Who Is Teddy Villanova?

Delacorte Press/Seymour Lawrence, 1977.

Used.
Excellent condition.

Item #3322
ISBN: 0440095468



Hardcover.
Dust Jacket.
247 pp.

First Edition.


Jacket Illustration by John Sposato.

Pulitzer Prize nominee and author of The Feud, Thomas Berger displays his genre bending prowess once more in this mystery turned comedy, featuring unforgettable dialogue and an extremely fun cast of characters.

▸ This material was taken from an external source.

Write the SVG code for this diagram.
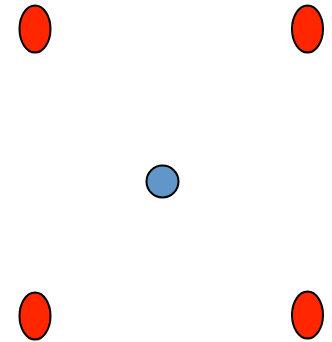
<svg xmlns="http://www.w3.org/2000/svg" width="332" height="342" viewBox="0 0 332 342">
<style>
.red{fill:#ff2600;stroke:#000;stroke-width:2}
.blue{fill:#6096c8;stroke:#000;stroke-width:2}
</style>
<rect width="332" height="342" fill="#fff"/>
<g id="connectors"></g>
<g id="n1"><ellipse class="red" cx="35" cy="29" rx="15.5" ry="23.5"/></g>
<g id="n2"><ellipse class="red" cx="307.5" cy="29" rx="15.5" ry="23.5"/></g>
<g id="n3"><circle class="blue" cx="162.5" cy="181.5" r="16"/></g>
<g id="n4"><ellipse class="red" cx="35" cy="316" rx="15.5" ry="23.5"/></g>
<g id="n5"><ellipse class="red" cx="307.5" cy="315" rx="15.5" ry="23.5"/></g>
</svg>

In Who Is Teddy Villanova? Mr. Berger turns for the first time to the private-eye thriller, which, as practiced by the masters Hammett, Chandler, and Ross Macdonald, was for many years his voracious addiction as reader. The seedy office; the down-at-heel shamus; the procession of sinister, chicane, or merely brutal men and scheming, vicious, but lovely women; the sequence of savage beatings, apparently unmotivated except by the typically human urge to bring pain; and especially the Byzantine plot, trying to unravel which (at any time before the magical denouement) would be as if to attack the Kremlin cipher with a Little Orphan Annie decoder ring-all these, and more, are in Who Is Teddy Villanova? The cast of characters would seem taken from the roster of known sex offenders maintained by the police of every major American city-the giant sadist Gus Bakewell; Donald Washburn II, perhaps the scion of a wealthy family, certainly an exhibitionist; quaint slumlord Sam Polidor; sleek, blonde Natalie Novotny, surely more than the airline stewardess she pretends to be; pneumatic Peggy Tumulty, who hails from Queens; Russel Wren, reluctant hero and garrulous narrator of the tale (in a rococo style reminiscent by turns of Thomas DeQuincey, Thomas Babington Macaulay, and Sir Thomas Malory, but nothing like that of Thomas Berger's previous work); a covey of depraved school girls; and a styful of undercover cops, to name only some of the principals. But over them all falls the evil shadow of the elusive Teddy Villanova, master criminal, underwear fetishist, archenemy of social meliorism, and, though presumably a foreigner, a habitue of a diseased Manhattan that Mr. Berger (who felt thoroughly at home there) drew from the living model before rusticating himself on an island in Maine.